As "The Force Awakens" makes its way into theaters, moviegoers and critics of generations old and young will again have to wrestle with a cultural force as colossal as the Death Star, whose cinematic firepower is alternatively seen as the vile source to today's franchise-mad blockbuster-crazy Hollywood or the ultimate expression of a glorious movie passion that spans time, galaxies and dreadfully disappointing prequels.

For a fairly impersonal epic of corny characters, "Star Wars" inspires curiously personal reactions. It drives some people to don Wookiee costumes and others to curse an entire industry as infantile. Since the 1977 debut of "A New Hope," it's become a generational rite of passage not just to experience the saga, but also to form one's relationship with movies around it, whether in happy lockstep or rebel opposition.

"'Star Wars' made, and changed, movie and cultural history, and anybody who wants to make sense of either has to take it on," wrote critic Glenn Kenny in "A Galaxy Not So Far Away: Writers and Artists on Twenty-Five Years of Star War."

"Star Wars" didn't, by itself, change movies. But more than any other film, it heralded the blockbuster era that would follow the maverick filmmaking of the '70s __ a continuing chapter in movies that swells with every new superhero movie.

Lucas, himself, straddled the divide he came to be the poster boy of. Coming off the success of "American Graffiti," which he wrote, his pal Francis Ford Coppola wanted him to direct "Apocalypse Now." (Take a moment to contemplate THAT parallel universe.) Lucas was instead busy with his script for "Star Wars," a project that few expected much of and that Universal Studios passed on before 20th Century Fox paid Lucas to develop it.

But to the astonishment of everyone, including Lucas (who fortuitously negotiated for the sequel and merchandising rights), the movie he called "'The Sting' in outer space'" was a smash that was still No. 1 at the box office more than 40 weeks after opening.

Many critics watched its rise warily. Pauline Kael called the movie "a box of Cracker Jacks which is all prizes." John Simon fretted: "O dull new world!"

All the profits fueled the multiplexes erected through the 1980s. Their walls would blare with Lucas' own sound system, THX, and play countless action sequences designed by Lucas' effects house, Industrial Light and Magic.

Many of the forces Lucas unlocked __ the merchandizing power, the franchise building, the super-fandom __ now define the modern movie business. Paul Schrader, writer of 1976's "Taxi Driver" and 1980's "Raging Bull," once called "Star Wars" ''the film that ate the heart and soul of Hollywood."
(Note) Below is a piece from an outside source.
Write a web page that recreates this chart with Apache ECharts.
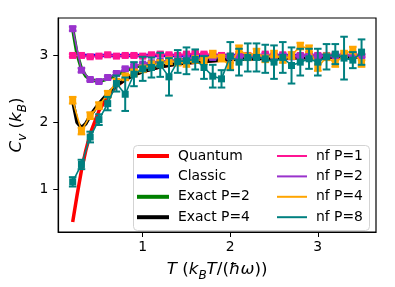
<!DOCTYPE html>
<html><head><meta charset="utf-8">
<script src="https://cdn.jsdelivr.net/npm/echarts@6/dist/echarts.min.js"></script>
<style>html,body{margin:0;padding:0;background:#fff}#c{width:395px;height:287px}</style>
</head><body><div id="c"></div>
<script>
// ---- data ----
const xTicks = [1, 2, 3];
const yTicks = [1, 2, 3];
const xExact = [0.2,0.25,0.3,0.35,0.4,0.5,0.6,0.7,0.8,0.9,1.0,1.2,1.4,1.6,1.8,2.0,2.5,3.0,3.5];
const quantum = [0.51,0.91,1.28,1.58,1.83,2.17,2.39,2.54,2.64,2.71,2.76,2.83,2.875,2.90,2.92,2.94,2.96,2.97,2.98];
const exactP2 = [3.40,3.02,2.80,2.69,2.64,2.61,2.65,2.71,2.77,2.82,2.86,2.90,2.93,2.95,2.96,2.97,2.98,2.985,2.99];
const exactP4 = [2.32,2.00,1.92,1.98,2.10,2.28,2.43,2.55,2.64,2.71,2.76,2.83,2.875,2.90,2.92,2.94,2.96,2.97,2.98];
const xClassic = [0.2, 3.5];
const classic = [3.0, 3.0];
const xNf = [0.2,0.3,0.4,0.5,0.6,0.7,0.8,0.9,1.0,1.1,1.2,1.3,1.4,1.5,1.6,1.7,1.8,1.9,2.0,2.1,2.2,2.3,2.4,2.5,2.6,2.7,2.8,2.9,3.0,3.1,3.2,3.3,3.4,3.5];
const nfP1 = [3.00,3.00,2.98,2.99,3.01,2.99,3.00,3.00,2.99,3.01,3.02,3.01,3.00,3.02,3.03,3.02,3.01,3.00,2.99,3.01,3.00,2.99,3.02,3.00,3.01,2.99,3.00,3.02,3.00,2.99,3.01,3.00,3.02,3.00];
const nfP1Err = [0.02,0.02,0.02,0.02,0.02,0.02,0.02,0.02,0.02,0.02,0.02,0.02,0.02,0.02,0.02,0.02,0.02,0.02,0.02,0.02,0.02,0.02,0.02,0.02,0.02,0.02,0.02,0.02,0.02,0.02,0.02,0.02,0.02,0.02];
const nfP2 = [3.40,2.78,2.64,2.61,2.67,2.73,2.80,2.84,2.87,2.89,2.91,2.93,2.94,2.95,2.96,2.96,2.97,2.97,2.98,2.98,2.98,2.99,2.98,2.99,2.99,2.98,2.99,2.99,2.99,3.00,2.99,2.99,3.00,2.99];
const nfP2Err = [0.03,0.03,0.02,0.02,0.02,0.02,0.02,0.02,0.02,0.02,0.02,0.02,0.02,0.02,0.02,0.02,0.02,0.02,0.02,0.02,0.02,0.02,0.02,0.02,0.02,0.02,0.02,0.02,0.02,0.02,0.02,0.02,0.02,0.02];
const nfP4 = [2.33,1.87,2.10,2.25,2.42,2.60,2.68,2.74,2.80,2.86,2.88,2.92,2.90,2.88,2.94,2.92,3.02,2.96,2.84,3.10,2.98,3.05,2.95,3.02,2.94,3.00,3.14,3.10,2.82,2.98,2.88,3.02,3.08,2.88];
const nfP4Err = [0.05,0.05,0.05,0.05,0.05,0.05,0.05,0.05,0.05,0.05,0.05,0.05,0.05,0.05,0.05,0.05,0.05,0.05,0.05,0.05,0.05,0.05,0.05,0.05,0.05,0.05,0.05,0.05,0.05,0.05,0.05,0.05,0.05,0.05];
const nfP8 = [1.11,1.37,1.78,2.04,2.28,2.58,2.42,2.72,2.80,2.82,2.86,2.68,2.91,2.92,2.94,2.82,2.69,2.65,2.99,2.90,2.97,2.97,2.95,2.90,2.97,2.85,2.90,2.95,2.90,2.98,3.02,2.96,2.93,3.05];
const nfP8Err = [0.07,0.07,0.08,0.08,0.10,0.12,0.25,0.18,0.18,0.15,0.18,0.28,0.17,0.20,0.15,0.17,0.17,0.13,0.21,0.20,0.21,0.21,0.21,0.25,0.23,0.27,0.20,0.15,0.20,0.19,0.15,0.32,0.12,0.19];

const FONT = 'DejaVu Sans';
const pairs = (xs, ys) => xs.map((x, i) => [x, ys[i]]);

function theory(name, color, xs, ys) {
  return { type: 'line', name, data: pairs(xs, ys), showSymbol: false, symbol: 'none',
    lineStyle: { color, width: 3.5 }, itemStyle: { color }, z: 2, animation: false };
}
function nfLine(name, color, ys, z) {
  return { type: 'line', name, data: pairs(xNf, ys), symbol: 'rect', symbolSize: 7,
    lineStyle: { color, width: 1.6 }, itemStyle: { color }, z, animation: false };
}
function nfErr(name, color, ys, errs, z) {
  return { type: 'custom', name: name + ' err', z, silent: true, animation: false, clip: false,
    data: xNf.map((x, i) => [x, ys[i] - errs[i], ys[i] + errs[i]]),
    encode: { x: 0, y: [1, 2] },
    renderItem(params, api) {
      const lo = api.coord([api.value(0), api.value(1)]);
      const hi = api.coord([api.value(0), api.value(2)]);
      const c = 3.8, st = { stroke: color, lineWidth: 2 };
      return { type: 'group', children: [
        { type: 'line', shape: { x1: lo[0], y1: lo[1], x2: hi[0], y2: hi[1] }, style: st },
        { type: 'line', shape: { x1: lo[0] - c, y1: lo[1], x2: lo[0] + c, y2: lo[1] }, style: st },
        { type: 'line', shape: { x1: hi[0] - c, y1: hi[1], x2: hi[0] + c, y2: hi[1] }, style: st }
      ]};
    }
  };
}

const cPink = '#ff1493', cPurple = '#9932cc', cOrange = '#ffa500', cTeal = '#008080';

const legText = { fontSize: 13.9, fontFamily: FONT, color: '#000', lineHeight: 16, padding: [0, 0, 0, 4] };

const option = {
  backgroundColor: '#fff',
  animation: false,
  grid: { left: 51, right: 19, top: 18, bottom: 50, show: true, borderColor: '#000', borderWidth: 1.2, containLabel: false },
  xAxis: {
    type: 'value', min: 0.035, max: 3.665,
    splitLine: { show: false },
    axisLine: { show: true, lineStyle: { color: '#000', width: 1.2 } },
    axisTick: { show: true, length: 5, customValues: xTicks, lineStyle: { color: '#000', width: 1 } },
    axisLabel: { customValues: xTicks, margin: 8, fontSize: 13.9, fontFamily: FONT, color: '#000', formatter: v => String(v) },
    name: '{it|T}{r| (}{it|k}{sub|B}{it|T}{r|/(}{it|ħω}{r|))}',
    nameLocation: 'middle', nameGap: 26,
    nameTextStyle: { rich: {
      it: { fontSize: 16.7, fontFamily: FONT, fontStyle: 'italic', color: '#000', lineHeight: 24 },
      r: { fontSize: 16.7, fontFamily: FONT, color: '#000', lineHeight: 24 },
      sub: { fontSize: 12, fontFamily: FONT, fontStyle: 'italic', color: '#000', lineHeight: 12, verticalAlign: 'bottom' }
    } }
  },
  yAxis: {
    type: 'value', min: 0.36, max: 3.56,
    splitLine: { show: false },
    axisLine: { show: true, lineStyle: { color: '#000', width: 1.2 } },
    axisTick: { show: true, length: 5, customValues: yTicks, lineStyle: { color: '#000', width: 1 } },
    axisLabel: { customValues: yTicks, margin: 10, fontSize: 13.9, fontFamily: FONT, color: '#000', formatter: v => String(v) },
    name: '{it|C}{sub|v}{r| (}{it|k}{sub|B}{r|)}',
    nameLocation: 'middle', nameGap: 20, nameRotate: 90,
    nameTextStyle: { rich: {
      it: { fontSize: 16.7, fontFamily: FONT, fontStyle: 'italic', color: '#000', lineHeight: 24 },
      r: { fontSize: 16.7, fontFamily: FONT, color: '#000', lineHeight: 24 },
      sub: { fontSize: 12, fontFamily: FONT, fontStyle: 'italic', color: '#000', lineHeight: 12, verticalAlign: 'bottom' }
    } }
  },
  graphic: [{
    type: 'rect', left: 133, top: 145, z: 3,
    shape: { width: 236, height: 85, r: 4 },
    style: { fill: 'rgba(255,255,255,0.8)', stroke: '#d3d3d3', lineWidth: 1 }
  }],
  legend: [
    { left: 137, top: 148, padding: 0, orient: 'vertical', itemWidth: 32, itemHeight: 4, itemGap: 4.4,
      selectedMode: false, textStyle: legText, z: 5,
      data: ['Quantum', 'Classic', 'Exact P=2', 'Exact P=4'].map(n => ({ name: n, icon: 'rect' })) },
    { left: 277, top: 148, padding: 0, orient: 'vertical', itemWidth: 30, itemHeight: 2, itemGap: 4.4,
      selectedMode: false, textStyle: legText, z: 5,
      data: ['nf P=1', 'nf P=2', 'nf P=4', 'nf P=8'].map(n => ({ name: n, icon: 'rect' })) }
  ],
  series: [
    theory('Quantum', '#ff0000', xExact, quantum),
    theory('Classic', '#0000ff', xClassic, classic),
    theory('Exact P=2', '#008000', xExact, exactP2),
    theory('Exact P=4', '#000000', xExact, exactP4),
    nfErr('nf P=1', cPink, nfP1, nfP1Err, 3),
    nfLine('nf P=1', cPink, nfP1, 3),
    nfErr('nf P=2', cPurple, nfP2, nfP2Err, 4),
    nfLine('nf P=2', cPurple, nfP2, 4),
    nfErr('nf P=4', cOrange, nfP4, nfP4Err, 5),
    nfLine('nf P=4', cOrange, nfP4, 5),
    nfErr('nf P=8', cTeal, nfP8, nfP8Err, 6),
    nfLine('nf P=8', cTeal, nfP8, 6)
  ]
};
const chart = echarts.init(document.getElementById('c'), null, { renderer: 'canvas' });
chart.setOption(option);
</script>
</body></html>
"Star Wars," though, was part of a broader and perhaps unstoppable trend. It followed James Bond films and Steven Spielberg's "Jaws" (the first movie to open in wide release). "Superman: The Movie" arrived the year after.

"The Force Awakens" now finds itself in a more competitive blockbuster environment, just one of the prime assets in the stable of the Walt Disney Co., which purchased Lucasfilm for $4.05 billion - a fitting home for "Star Wars" considering Lucas considered it "a Disney movie."

Inheriting Lucas' empire, director J.J. Abrams - one of those kids transfixed by "Star Wars," now grown up - isn't trying to redefine moviegoing. His "The Force Awakens" is more like a restoration project: a blend of new and old; old-school special effects with a more diverse cast. Alongside the old guard of Han Solo and Luke Skywalker, the new characters are effectively stand-ins for new fans.

"It was the idea of what would this new generation be, given that they were standing on the shoulders of characters we knew from years earlier," Abrams said in an earlier interview. "How their history is the history that we know."

"Star Wars" ultimately belongs to the young. The saga's new chapter will be written by a franchise-savvy generation of moviegoers who can pre-order tickets without standing in line, and critics who grew up in the shadow of "Star Wars" __ some of whom even know how fast Han Solo can make the Kessel Run.

"12 parsecs!" exclaims this one, with more pride than shame.